- _RECORDED DATA_
========================================================================

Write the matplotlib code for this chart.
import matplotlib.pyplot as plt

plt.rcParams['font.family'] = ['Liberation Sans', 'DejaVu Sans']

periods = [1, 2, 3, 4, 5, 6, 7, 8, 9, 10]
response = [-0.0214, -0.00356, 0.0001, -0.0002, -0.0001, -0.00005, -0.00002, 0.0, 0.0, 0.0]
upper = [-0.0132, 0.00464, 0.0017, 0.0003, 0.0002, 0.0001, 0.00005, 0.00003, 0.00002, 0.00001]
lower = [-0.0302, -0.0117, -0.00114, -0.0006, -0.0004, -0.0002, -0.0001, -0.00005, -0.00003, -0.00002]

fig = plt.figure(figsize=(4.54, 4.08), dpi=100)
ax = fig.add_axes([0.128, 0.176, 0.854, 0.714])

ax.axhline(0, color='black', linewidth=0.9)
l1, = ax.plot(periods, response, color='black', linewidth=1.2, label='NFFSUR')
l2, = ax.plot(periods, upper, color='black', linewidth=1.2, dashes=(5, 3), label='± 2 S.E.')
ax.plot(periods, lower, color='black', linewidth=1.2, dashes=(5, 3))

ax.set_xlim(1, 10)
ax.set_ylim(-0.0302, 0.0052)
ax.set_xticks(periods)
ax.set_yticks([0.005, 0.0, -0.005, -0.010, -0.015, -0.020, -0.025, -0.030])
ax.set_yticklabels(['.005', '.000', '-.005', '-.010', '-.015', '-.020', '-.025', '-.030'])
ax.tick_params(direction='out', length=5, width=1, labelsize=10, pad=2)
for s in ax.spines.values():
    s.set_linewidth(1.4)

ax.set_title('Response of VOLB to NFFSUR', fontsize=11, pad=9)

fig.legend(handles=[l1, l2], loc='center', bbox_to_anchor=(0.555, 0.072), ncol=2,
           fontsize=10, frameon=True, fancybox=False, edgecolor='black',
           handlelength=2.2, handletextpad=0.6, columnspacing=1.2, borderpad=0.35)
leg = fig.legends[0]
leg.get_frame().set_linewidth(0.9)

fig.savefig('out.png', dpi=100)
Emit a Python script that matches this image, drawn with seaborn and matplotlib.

========================================================================

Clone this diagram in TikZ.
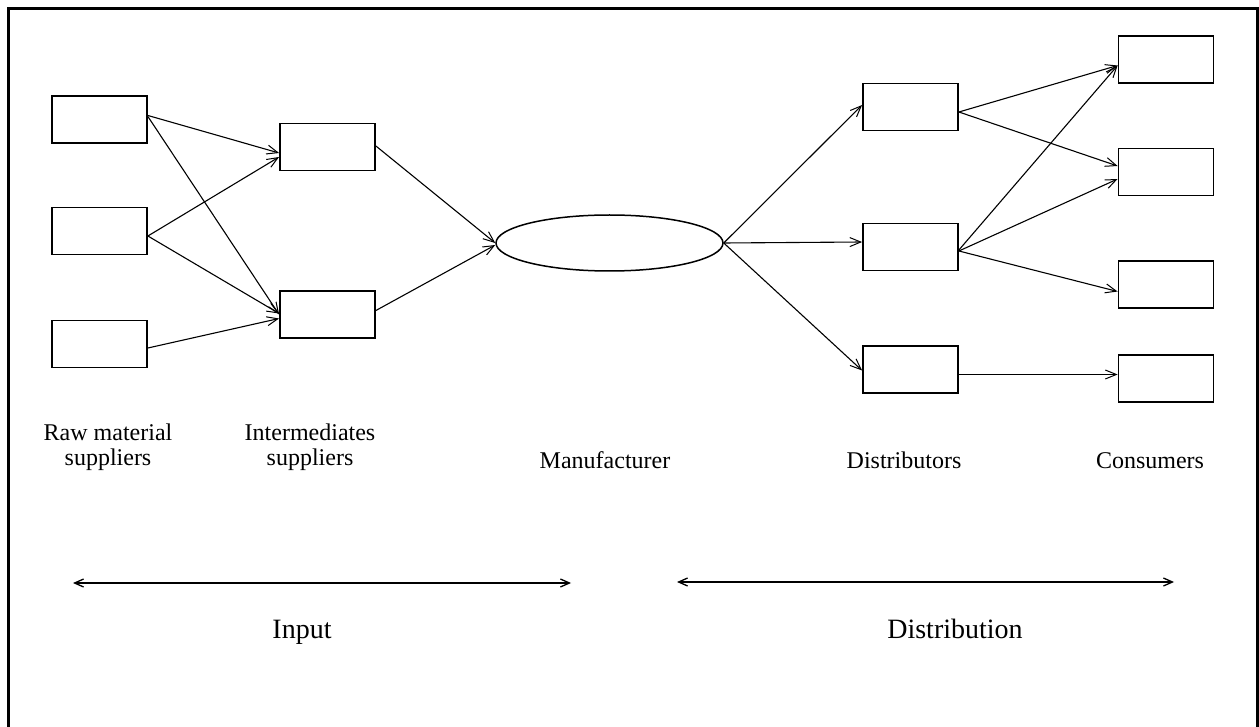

========================================================================

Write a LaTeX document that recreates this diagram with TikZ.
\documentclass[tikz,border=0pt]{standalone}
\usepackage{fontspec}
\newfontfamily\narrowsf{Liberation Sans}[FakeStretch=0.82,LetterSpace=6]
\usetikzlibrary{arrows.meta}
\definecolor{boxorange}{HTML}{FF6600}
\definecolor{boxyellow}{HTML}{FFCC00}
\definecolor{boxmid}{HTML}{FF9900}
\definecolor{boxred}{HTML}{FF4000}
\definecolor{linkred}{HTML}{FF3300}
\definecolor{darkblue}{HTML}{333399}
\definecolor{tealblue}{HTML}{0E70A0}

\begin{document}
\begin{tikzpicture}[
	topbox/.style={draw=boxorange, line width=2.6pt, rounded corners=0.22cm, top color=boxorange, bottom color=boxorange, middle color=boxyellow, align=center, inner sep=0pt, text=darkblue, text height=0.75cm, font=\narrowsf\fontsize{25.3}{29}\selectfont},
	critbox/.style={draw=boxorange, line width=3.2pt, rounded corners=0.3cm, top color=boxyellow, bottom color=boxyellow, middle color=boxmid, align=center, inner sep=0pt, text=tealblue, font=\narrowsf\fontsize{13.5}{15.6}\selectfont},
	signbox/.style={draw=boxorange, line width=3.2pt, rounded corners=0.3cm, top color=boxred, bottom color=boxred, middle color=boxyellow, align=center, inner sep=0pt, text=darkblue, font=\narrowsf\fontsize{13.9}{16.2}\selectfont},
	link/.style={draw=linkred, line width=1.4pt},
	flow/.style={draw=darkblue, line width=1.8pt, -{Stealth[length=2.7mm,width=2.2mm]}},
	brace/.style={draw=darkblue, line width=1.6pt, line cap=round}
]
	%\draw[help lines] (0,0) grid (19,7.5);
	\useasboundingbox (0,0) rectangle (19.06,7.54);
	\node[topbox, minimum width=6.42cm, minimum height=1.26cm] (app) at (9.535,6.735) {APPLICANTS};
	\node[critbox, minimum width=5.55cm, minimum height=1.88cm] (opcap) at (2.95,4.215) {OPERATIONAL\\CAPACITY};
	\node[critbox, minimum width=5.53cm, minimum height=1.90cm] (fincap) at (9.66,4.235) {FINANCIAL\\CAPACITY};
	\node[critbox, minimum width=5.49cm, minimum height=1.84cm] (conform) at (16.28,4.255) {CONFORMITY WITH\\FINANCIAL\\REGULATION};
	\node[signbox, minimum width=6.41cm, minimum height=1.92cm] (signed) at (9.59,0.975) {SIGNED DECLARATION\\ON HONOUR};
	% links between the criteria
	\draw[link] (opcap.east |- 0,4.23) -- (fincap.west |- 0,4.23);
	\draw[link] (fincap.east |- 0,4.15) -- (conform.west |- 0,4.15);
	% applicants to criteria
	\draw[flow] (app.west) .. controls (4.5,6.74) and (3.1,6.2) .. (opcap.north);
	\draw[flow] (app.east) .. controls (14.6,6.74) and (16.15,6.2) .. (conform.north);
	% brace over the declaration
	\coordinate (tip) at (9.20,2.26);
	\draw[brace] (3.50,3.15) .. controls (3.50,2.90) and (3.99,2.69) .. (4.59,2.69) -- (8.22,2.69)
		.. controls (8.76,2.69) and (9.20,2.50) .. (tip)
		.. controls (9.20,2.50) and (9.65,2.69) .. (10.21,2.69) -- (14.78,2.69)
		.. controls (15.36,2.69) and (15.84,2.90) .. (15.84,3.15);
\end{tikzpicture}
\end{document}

========================================================================

Everything from the line that contains "Write the matplotlib code for this chart." through the line that contains "ax = fig.add_axes([0.128, 0.176, 0.854, 0.714])" is to be transcribed exactly, and nothing outside that range.

- _OUTPUT FOR THIS EXERCISE_
Write the matplotlib code for this chart.
import matplotlib.pyplot as plt

plt.rcParams['font.family'] = ['Liberation Sans', 'DejaVu Sans']

periods = [1, 2, 3, 4, 5, 6, 7, 8, 9, 10]
response = [-0.0214, -0.00356, 0.0001, -0.0002, -0.0001, -0.00005, -0.00002, 0.0, 0.0, 0.0]
upper = [-0.0132, 0.00464, 0.0017, 0.0003, 0.0002, 0.0001, 0.00005, 0.00003, 0.00002, 0.00001]
lower = [-0.0302, -0.0117, -0.00114, -0.0006, -0.0004, -0.0002, -0.0001, -0.00005, -0.00003, -0.00002]

fig = plt.figure(figsize=(4.54, 4.08), dpi=100)
ax = fig.add_axes([0.128, 0.176, 0.854, 0.714])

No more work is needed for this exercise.